Retype the whole listing verbatim and keep the pictures out of it.

MATERIAL
++++

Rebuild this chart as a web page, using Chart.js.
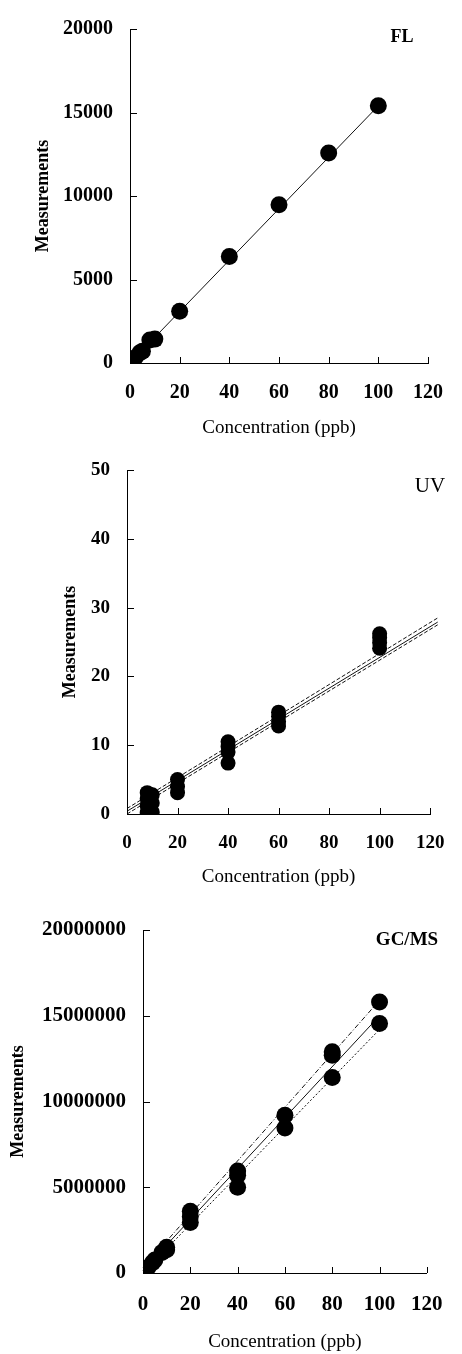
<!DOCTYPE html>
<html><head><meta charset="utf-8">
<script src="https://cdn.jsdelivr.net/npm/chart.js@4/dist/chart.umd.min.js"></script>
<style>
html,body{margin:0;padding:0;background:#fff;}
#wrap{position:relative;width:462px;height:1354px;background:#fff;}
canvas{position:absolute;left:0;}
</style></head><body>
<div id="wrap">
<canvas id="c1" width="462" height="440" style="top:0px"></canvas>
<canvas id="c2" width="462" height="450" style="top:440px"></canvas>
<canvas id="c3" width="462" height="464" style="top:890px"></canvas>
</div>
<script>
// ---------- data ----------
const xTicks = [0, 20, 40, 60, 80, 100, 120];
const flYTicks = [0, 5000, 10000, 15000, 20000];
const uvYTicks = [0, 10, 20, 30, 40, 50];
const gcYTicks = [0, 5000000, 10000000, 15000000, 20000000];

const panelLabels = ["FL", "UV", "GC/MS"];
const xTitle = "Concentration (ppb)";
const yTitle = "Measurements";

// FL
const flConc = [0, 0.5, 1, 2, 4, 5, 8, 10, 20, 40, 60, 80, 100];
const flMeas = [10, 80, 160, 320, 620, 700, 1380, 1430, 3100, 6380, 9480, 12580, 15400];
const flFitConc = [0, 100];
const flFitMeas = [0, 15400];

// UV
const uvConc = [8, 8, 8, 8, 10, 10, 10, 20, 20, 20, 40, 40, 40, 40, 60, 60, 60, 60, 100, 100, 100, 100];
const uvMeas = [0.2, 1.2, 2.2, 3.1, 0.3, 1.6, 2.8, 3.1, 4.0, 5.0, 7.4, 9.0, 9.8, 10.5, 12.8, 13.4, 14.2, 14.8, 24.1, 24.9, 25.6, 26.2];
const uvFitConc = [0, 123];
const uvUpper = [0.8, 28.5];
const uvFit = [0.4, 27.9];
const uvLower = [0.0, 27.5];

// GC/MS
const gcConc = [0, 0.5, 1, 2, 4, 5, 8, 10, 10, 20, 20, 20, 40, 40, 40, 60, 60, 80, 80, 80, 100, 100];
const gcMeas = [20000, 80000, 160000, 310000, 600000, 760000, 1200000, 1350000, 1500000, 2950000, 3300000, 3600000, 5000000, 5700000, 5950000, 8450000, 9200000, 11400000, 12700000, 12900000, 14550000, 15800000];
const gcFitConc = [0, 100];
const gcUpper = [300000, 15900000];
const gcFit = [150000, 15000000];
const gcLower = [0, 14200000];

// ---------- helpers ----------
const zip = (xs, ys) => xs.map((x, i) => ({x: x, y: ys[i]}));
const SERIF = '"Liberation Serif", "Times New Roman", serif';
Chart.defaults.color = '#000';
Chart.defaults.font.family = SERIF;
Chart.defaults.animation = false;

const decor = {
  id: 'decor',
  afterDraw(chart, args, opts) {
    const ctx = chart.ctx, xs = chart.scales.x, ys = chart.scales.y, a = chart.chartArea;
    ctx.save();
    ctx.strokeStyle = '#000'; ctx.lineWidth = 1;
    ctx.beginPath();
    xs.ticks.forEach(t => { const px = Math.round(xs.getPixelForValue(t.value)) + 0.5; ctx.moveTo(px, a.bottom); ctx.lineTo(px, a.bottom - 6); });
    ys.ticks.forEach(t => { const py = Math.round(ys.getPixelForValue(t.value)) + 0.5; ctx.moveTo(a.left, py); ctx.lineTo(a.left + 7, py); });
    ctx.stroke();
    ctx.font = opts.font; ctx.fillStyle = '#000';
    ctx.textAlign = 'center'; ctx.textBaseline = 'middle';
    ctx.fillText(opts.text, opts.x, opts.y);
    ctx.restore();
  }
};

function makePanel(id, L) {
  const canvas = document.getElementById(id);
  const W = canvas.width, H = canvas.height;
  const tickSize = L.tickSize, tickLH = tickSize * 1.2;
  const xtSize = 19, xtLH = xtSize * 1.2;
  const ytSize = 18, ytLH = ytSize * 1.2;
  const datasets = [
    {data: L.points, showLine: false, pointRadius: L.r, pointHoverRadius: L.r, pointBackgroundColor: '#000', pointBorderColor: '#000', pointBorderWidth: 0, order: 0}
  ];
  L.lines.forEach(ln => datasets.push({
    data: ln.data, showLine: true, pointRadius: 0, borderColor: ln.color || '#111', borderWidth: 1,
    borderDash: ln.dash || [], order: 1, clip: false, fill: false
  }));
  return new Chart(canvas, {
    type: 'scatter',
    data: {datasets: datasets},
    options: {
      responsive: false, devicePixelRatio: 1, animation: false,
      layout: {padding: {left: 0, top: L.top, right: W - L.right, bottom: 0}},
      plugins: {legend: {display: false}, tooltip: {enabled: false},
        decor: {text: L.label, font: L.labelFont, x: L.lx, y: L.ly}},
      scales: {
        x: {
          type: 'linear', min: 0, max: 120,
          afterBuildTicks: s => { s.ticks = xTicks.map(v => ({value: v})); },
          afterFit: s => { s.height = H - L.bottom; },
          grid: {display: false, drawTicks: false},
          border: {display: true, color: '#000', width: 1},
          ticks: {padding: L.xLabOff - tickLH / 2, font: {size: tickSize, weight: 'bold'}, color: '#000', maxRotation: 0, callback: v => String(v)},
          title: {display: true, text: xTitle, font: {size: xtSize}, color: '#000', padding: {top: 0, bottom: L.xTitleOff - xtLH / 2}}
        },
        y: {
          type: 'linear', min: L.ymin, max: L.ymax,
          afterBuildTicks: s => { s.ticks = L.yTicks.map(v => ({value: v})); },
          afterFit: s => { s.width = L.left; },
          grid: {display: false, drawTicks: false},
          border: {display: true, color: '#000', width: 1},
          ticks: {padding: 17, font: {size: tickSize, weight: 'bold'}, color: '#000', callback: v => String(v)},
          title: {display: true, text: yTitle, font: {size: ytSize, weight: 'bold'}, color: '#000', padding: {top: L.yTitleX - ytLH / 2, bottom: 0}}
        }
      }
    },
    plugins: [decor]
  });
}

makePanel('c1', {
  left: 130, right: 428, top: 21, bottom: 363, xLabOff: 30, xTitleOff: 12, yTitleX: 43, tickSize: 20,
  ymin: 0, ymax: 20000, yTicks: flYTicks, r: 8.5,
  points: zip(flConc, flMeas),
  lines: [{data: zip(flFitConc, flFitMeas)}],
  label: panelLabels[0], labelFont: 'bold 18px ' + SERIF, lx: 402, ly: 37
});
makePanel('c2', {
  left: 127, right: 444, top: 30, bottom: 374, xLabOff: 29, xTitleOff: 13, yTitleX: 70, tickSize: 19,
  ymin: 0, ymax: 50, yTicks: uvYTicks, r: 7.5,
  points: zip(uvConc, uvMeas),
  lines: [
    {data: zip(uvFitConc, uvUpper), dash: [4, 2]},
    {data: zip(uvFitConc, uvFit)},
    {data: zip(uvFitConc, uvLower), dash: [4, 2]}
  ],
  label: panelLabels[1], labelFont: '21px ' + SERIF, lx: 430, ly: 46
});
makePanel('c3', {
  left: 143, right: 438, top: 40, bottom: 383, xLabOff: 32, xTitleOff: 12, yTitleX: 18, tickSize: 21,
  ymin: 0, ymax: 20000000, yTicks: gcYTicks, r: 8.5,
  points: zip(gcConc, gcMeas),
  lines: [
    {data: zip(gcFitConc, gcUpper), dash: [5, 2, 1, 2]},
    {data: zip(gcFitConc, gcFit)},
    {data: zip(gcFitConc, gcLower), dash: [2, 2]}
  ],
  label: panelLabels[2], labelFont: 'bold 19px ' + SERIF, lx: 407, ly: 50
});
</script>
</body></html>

++++

THE REPLY
Rebuild this chart as a web page, using Chart.js.
<!DOCTYPE html>
<html><head><meta charset="utf-8">
<script src="https://cdn.jsdelivr.net/npm/chart.js@4/dist/chart.umd.min.js"></script>
<style>
html,body{margin:0;padding:0;background:#fff;}
#wrap{position:relative;width:462px;height:1354px;background:#fff;}
canvas{position:absolute;left:0;}
</style></head><body>
<div id="wrap">
<canvas id="c1" width="462" height="440" style="top:0px"></canvas>
<canvas id="c2" width="462" height="450" style="top:440px"></canvas>
<canvas id="c3" width="462" height="464" style="top:890px"></canvas>
</div>
<script>
// ---------- data ----------
const xTicks = [0, 20, 40, 60, 80, 100, 120];
const flYTicks = [0, 5000, 10000, 15000, 20000];
const uvYTicks = [0, 10, 20, 30, 40, 50];
const gcYTicks = [0, 5000000, 10000000, 15000000, 20000000];

const panelLabels = ["FL", "UV", "GC/MS"];
const xTitle = "Concentration (ppb)";
const yTitle = "Measurements";

// FL
const flConc = [0, 0.5, 1, 2, 4, 5, 8, 10, 20, 40, 60, 80, 100];
const flMeas = [10, 80, 160, 320, 620, 700, 1380, 1430, 3100, 6380, 9480, 12580, 15400];
const flFitConc = [0, 100];
const flFitMeas = [0, 15400];

// UV
const uvConc = [8, 8, 8, 8, 10, 10, 10, 20, 20, 20, 40, 40, 40, 40, 60, 60, 60, 60, 100, 100, 100, 100];
const uvMeas = [0.2, 1.2, 2.2, 3.1, 0.3, 1.6, 2.8, 3.1, 4.0, 5.0, 7.4, 9.0, 9.8, 10.5, 12.8, 13.4, 14.2, 14.8, 24.1, 24.9, 25.6, 26.2];
const uvFitConc = [0, 123];
const uvUpper = [0.8, 28.5];
const uvFit = [0.4, 27.9];
const uvLower = [0.0, 27.5];

// GC/MS
const gcConc = [0, 0.5, 1, 2, 4, 5, 8, 10, 10, 20, 20, 20, 40, 40, 40, 60, 60, 80, 80, 80, 100, 100];
const gcMeas = [20000, 80000, 160000, 310000, 600000, 760000, 1200000, 1350000, 1500000, 2950000, 3300000, 3600000, 5000000, 5700000, 5950000, 8450000, 9200000, 11400000, 12700000, 12900000, 14550000, 15800000];
const gcFitConc = [0, 100];
const gcUpper = [300000, 15900000];
const gcFit = [150000, 15000000];
const gcLower = [0, 14200000];

// ---------- helpers ----------
const zip = (xs, ys) => xs.map((x, i) => ({x: x, y: ys[i]}));
const SERIF = '"Liberation Serif", "Times New Roman", serif';
Chart.defaults.color = '#000';
Chart.defaults.font.family = SERIF;
Chart.defaults.animation = false;

const decor = {
  id: 'decor',
  afterDraw(chart, args, opts) {
    const ctx = chart.ctx, xs = chart.scales.x, ys = chart.scales.y, a = chart.chartArea;
    ctx.save();
    ctx.strokeStyle = '#000'; ctx.lineWidth = 1;
    ctx.beginPath();
    xs.ticks.forEach(t => { const px = Math.round(xs.getPixelForValue(t.value)) + 0.5; ctx.moveTo(px, a.bottom); ctx.lineTo(px, a.bottom - 6); });
    ys.ticks.forEach(t => { const py = Math.round(ys.getPixelForValue(t.value)) + 0.5; ctx.moveTo(a.left, py); ctx.lineTo(a.left + 7, py); });
    ctx.stroke();
    ctx.font = opts.font; ctx.fillStyle = '#000';
    ctx.textAlign = 'center'; ctx.textBaseline = 'middle';
    ctx.fillText(opts.text, opts.x, opts.y);
    ctx.restore();
  }
};

function makePanel(id, L) {
  const canvas = document.getElementById(id);
  const W = canvas.width, H = canvas.height;
  const tickSize = L.tickSize, tickLH = tickSize * 1.2;
  const xtSize = 19, xtLH = xtSize * 1.2;
  const ytSize = 18, ytLH = ytSize * 1.2;
  const datasets = [
    {data: L.points, showLine: false, pointRadius: L.r, pointHoverRadius: L.r, pointBackgroundColor: '#000', pointBorderColor: '#000', pointBorderWidth: 0, order: 0}
  ];
  L.lines.forEach(ln => datasets.push({
    data: ln.data, showLine: true, pointRadius: 0, borderColor: ln.color || '#111', borderWidth: 1,
    borderDash: ln.dash || [], order: 1, clip: false, fill: false
  }));
  return new Chart(canvas, {
    type: 'scatter',
    data: {datasets: datasets},
    options: {
      responsive: false, devicePixelRatio: 1, animation: false,
      layout: {padding: {left: 0, top: L.top, right: W - L.right, bottom: 0}},
      plugins: {legend: {display: false}, tooltip: {enabled: false},
        decor: {text: L.label, font: L.labelFont, x: L.lx, y: L.ly}},
      scales: {
        x: {
          type: 'linear', min: 0, max: 120,
          afterBuildTicks: s => { s.ticks = xTicks.map(v => ({value: v})); },
          afterFit: s => { s.height = H - L.bottom; },
          grid: {display: false, drawTicks: false},
          border: {display: true, color: '#000', width: 1},
          ticks: {padding: L.xLabOff - tickLH / 2, font: {size: tickSize, weight: 'bold'}, color: '#000', maxRotation: 0, callback: v => String(v)},
          title: {display: true, text: xTitle, font: {size: xtSize}, color: '#000', padding: {top: 0, bottom: L.xTitleOff - xtLH / 2}}
        },
        y: {
          type: 'linear', min: L.ymin, max: L.ymax,
          afterBuildTicks: s => { s.ticks = L.yTicks.map(v => ({value: v})); },
          afterFit: s => { s.width = L.left; },
          grid: {display: false, drawTicks: false},
          border: {display: true, color: '#000', width: 1},
          ticks: {padding: 17, font: {size: tickSize, weight: 'bold'}, color: '#000', callback: v => String(v)},
          title: {display: true, text: yTitle, font: {size: ytSize, weight: 'bold'}, color: '#000', padding: {top: L.yTitleX - ytLH / 2, bottom: 0}}
        }
      }
    },
    plugins: [decor]
  });
}

makePanel('c1', {
  left: 130, right: 428, top: 21, bottom: 363, xLabOff: 30, xTitleOff: 12, yTitleX: 43, tickSize: 20,
  ymin: 0, ymax: 20000, yTicks: flYTicks, r: 8.5,
  points: zip(flConc, flMeas),
  lines: [{data: zip(flFitConc, flFitMeas)}],
  label: panelLabels[0], labelFont: 'bold 18px ' + SERIF, lx: 402, ly: 37
});
makePanel('c2', {
  left: 127, right: 444, top: 30, bottom: 374, xLabOff: 29, xTitleOff: 13, yTitleX: 70, tickSize: 19,
  ymin: 0, ymax: 50, yTicks: uvYTicks, r: 7.5,
  points: zip(uvConc, uvMeas),
  lines: [
    {data: zip(uvFitConc, uvUpper), dash: [4, 2]},
    {data: zip(uvFitConc, uvFit)},
    {data: zip(uvFitConc, uvLower), dash: [4, 2]}
  ],
  label: panelLabels[1], labelFont: '21px ' + SERIF, lx: 430, ly: 46
});
makePanel('c3', {
  left: 143, right: 438, top: 40, bottom: 383, xLabOff: 32, xTitleOff: 12, yTitleX: 18, tickSize: 21,
  ymin: 0, ymax: 20000000, yTicks: gcYTicks, r: 8.5,
  points: zip(gcConc, gcMeas),
  lines: [
    {data: zip(gcFitConc, gcUpper), dash: [5, 2, 1, 2]},
    {data: zip(gcFitConc, gcFit)},
    {data: zip(gcFitConc, gcLower), dash: [2, 2]}
  ],
  label: panelLabels[2], labelFont: 'bold 19px ' + SERIF, lx: 407, ly: 50
});
</script>
</body></html>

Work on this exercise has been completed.